**What is expected**. Return all of the data exactly, with nothing left out but the pictures.

[start]

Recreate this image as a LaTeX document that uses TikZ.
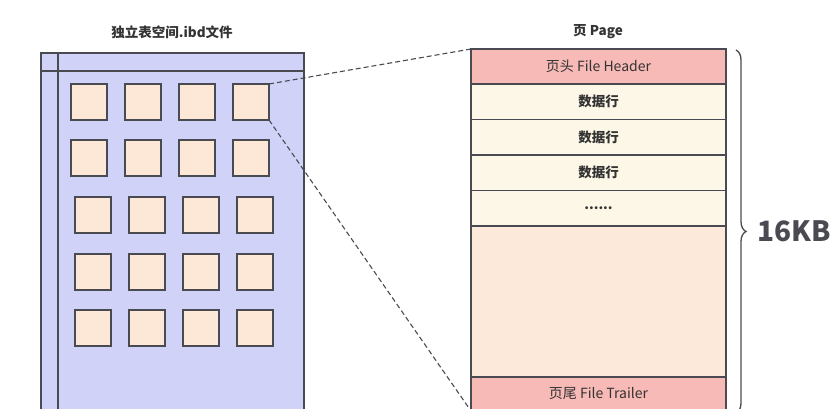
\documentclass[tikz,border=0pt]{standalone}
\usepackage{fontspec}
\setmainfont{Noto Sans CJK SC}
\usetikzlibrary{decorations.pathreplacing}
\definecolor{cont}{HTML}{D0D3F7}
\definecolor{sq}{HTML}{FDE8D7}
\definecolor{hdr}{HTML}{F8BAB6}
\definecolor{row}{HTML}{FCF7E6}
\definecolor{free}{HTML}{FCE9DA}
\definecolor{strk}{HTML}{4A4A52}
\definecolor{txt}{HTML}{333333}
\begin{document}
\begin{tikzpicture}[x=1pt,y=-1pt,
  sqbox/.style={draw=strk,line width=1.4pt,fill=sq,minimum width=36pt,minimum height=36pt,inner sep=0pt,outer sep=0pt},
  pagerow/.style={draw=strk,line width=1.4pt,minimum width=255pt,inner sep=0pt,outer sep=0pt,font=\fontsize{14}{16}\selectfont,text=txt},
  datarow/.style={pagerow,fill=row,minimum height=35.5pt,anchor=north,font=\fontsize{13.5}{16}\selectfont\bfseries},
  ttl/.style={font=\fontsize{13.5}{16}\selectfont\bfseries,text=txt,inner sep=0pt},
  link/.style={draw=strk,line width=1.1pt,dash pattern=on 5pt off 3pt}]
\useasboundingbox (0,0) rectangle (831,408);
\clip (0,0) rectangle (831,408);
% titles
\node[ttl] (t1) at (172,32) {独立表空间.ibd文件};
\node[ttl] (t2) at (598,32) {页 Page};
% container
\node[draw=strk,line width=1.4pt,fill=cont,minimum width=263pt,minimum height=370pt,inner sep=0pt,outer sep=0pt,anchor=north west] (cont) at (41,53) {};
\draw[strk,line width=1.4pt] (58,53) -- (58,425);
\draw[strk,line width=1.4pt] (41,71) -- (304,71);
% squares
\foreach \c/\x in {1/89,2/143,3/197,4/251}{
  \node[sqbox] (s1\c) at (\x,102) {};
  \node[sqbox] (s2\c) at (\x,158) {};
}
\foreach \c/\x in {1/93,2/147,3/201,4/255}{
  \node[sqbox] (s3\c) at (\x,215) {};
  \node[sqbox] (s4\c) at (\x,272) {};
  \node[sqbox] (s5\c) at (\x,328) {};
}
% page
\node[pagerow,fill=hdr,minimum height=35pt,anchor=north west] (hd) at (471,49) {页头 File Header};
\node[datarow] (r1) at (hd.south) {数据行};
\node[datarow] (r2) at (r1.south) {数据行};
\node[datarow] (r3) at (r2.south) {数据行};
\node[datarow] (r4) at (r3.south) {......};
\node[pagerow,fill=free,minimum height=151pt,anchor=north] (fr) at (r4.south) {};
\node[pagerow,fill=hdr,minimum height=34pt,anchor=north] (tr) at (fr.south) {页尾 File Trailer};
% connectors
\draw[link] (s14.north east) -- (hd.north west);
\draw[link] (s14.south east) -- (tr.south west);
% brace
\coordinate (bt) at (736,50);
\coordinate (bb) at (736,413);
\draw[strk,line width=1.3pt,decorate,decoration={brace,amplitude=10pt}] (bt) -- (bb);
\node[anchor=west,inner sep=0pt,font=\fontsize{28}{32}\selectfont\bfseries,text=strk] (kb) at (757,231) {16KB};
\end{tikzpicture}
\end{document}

[end]

**Result of this exercise**.
Recreate this image as a LaTeX document that uses TikZ.
\documentclass[tikz,border=0pt]{standalone}
\usepackage{fontspec}
\setmainfont{Noto Sans CJK SC}
\usetikzlibrary{decorations.pathreplacing}
\definecolor{cont}{HTML}{D0D3F7}
\definecolor{sq}{HTML}{FDE8D7}
\definecolor{hdr}{HTML}{F8BAB6}
\definecolor{row}{HTML}{FCF7E6}
\definecolor{free}{HTML}{FCE9DA}
\definecolor{strk}{HTML}{4A4A52}
\definecolor{txt}{HTML}{333333}
\begin{document}
\begin{tikzpicture}[x=1pt,y=-1pt,
  sqbox/.style={draw=strk,line width=1.4pt,fill=sq,minimum width=36pt,minimum height=36pt,inner sep=0pt,outer sep=0pt},
  pagerow/.style={draw=strk,line width=1.4pt,minimum width=255pt,inner sep=0pt,outer sep=0pt,font=\fontsize{14}{16}\selectfont,text=txt},
  datarow/.style={pagerow,fill=row,minimum height=35.5pt,anchor=north,font=\fontsize{13.5}{16}\selectfont\bfseries},
  ttl/.style={font=\fontsize{13.5}{16}\selectfont\bfseries,text=txt,inner sep=0pt},
  link/.style={draw=strk,line width=1.1pt,dash pattern=on 5pt off 3pt}]
\useasboundingbox (0,0) rectangle (831,408);
\clip (0,0) rectangle (831,408);
% titles
\node[ttl] (t1) at (172,32) {独立表空间.ibd文件};
\node[ttl] (t2) at (598,32) {页 Page};
% container
\node[draw=strk,line width=1.4pt,fill=cont,minimum width=263pt,minimum height=370pt,inner sep=0pt,outer sep=0pt,anchor=north west] (cont) at (41,53) {};
\draw[strk,line width=1.4pt] (58,53) -- (58,425);
\draw[strk,line width=1.4pt] (41,71) -- (304,71);
% squares
\foreach \c/\x in {1/89,2/143,3/197,4/251}{
  \node[sqbox] (s1\c) at (\x,102) {};
  \node[sqbox] (s2\c) at (\x,158) {};
}
\foreach \c/\x in {1/93,2/147,3/201,4/255}{
  \node[sqbox] (s3\c) at (\x,215) {};
  \node[sqbox] (s4\c) at (\x,272) {};
  \node[sqbox] (s5\c) at (\x,328) {};
}
% page
\node[pagerow,fill=hdr,minimum height=35pt,anchor=north west] (hd) at (471,49) {页头 File Header};
\node[datarow] (r1) at (hd.south) {数据行};
\node[datarow] (r2) at (r1.south) {数据行};
\node[datarow] (r3) at (r2.south) {数据行};
\node[datarow] (r4) at (r3.south) {......};
\node[pagerow,fill=free,minimum height=151pt,anchor=north] (fr) at (r4.south) {};
\node[pagerow,fill=hdr,minimum height=34pt,anchor=north] (tr) at (fr.south) {页尾 File Trailer};
% connectors
\draw[link] (s14.north east) -- (hd.north west);
\draw[link] (s14.south east) -- (tr.south west);
% brace
\coordinate (bt) at (736,50);
\coordinate (bb) at (736,413);
\draw[strk,line width=1.3pt,decorate,decoration={brace,amplitude=10pt}] (bt) -- (bb);
\node[anchor=west,inner sep=0pt,font=\fontsize{28}{32}\selectfont\bfseries,text=strk] (kb) at (757,231) {16KB};
\end{tikzpicture}
\end{document}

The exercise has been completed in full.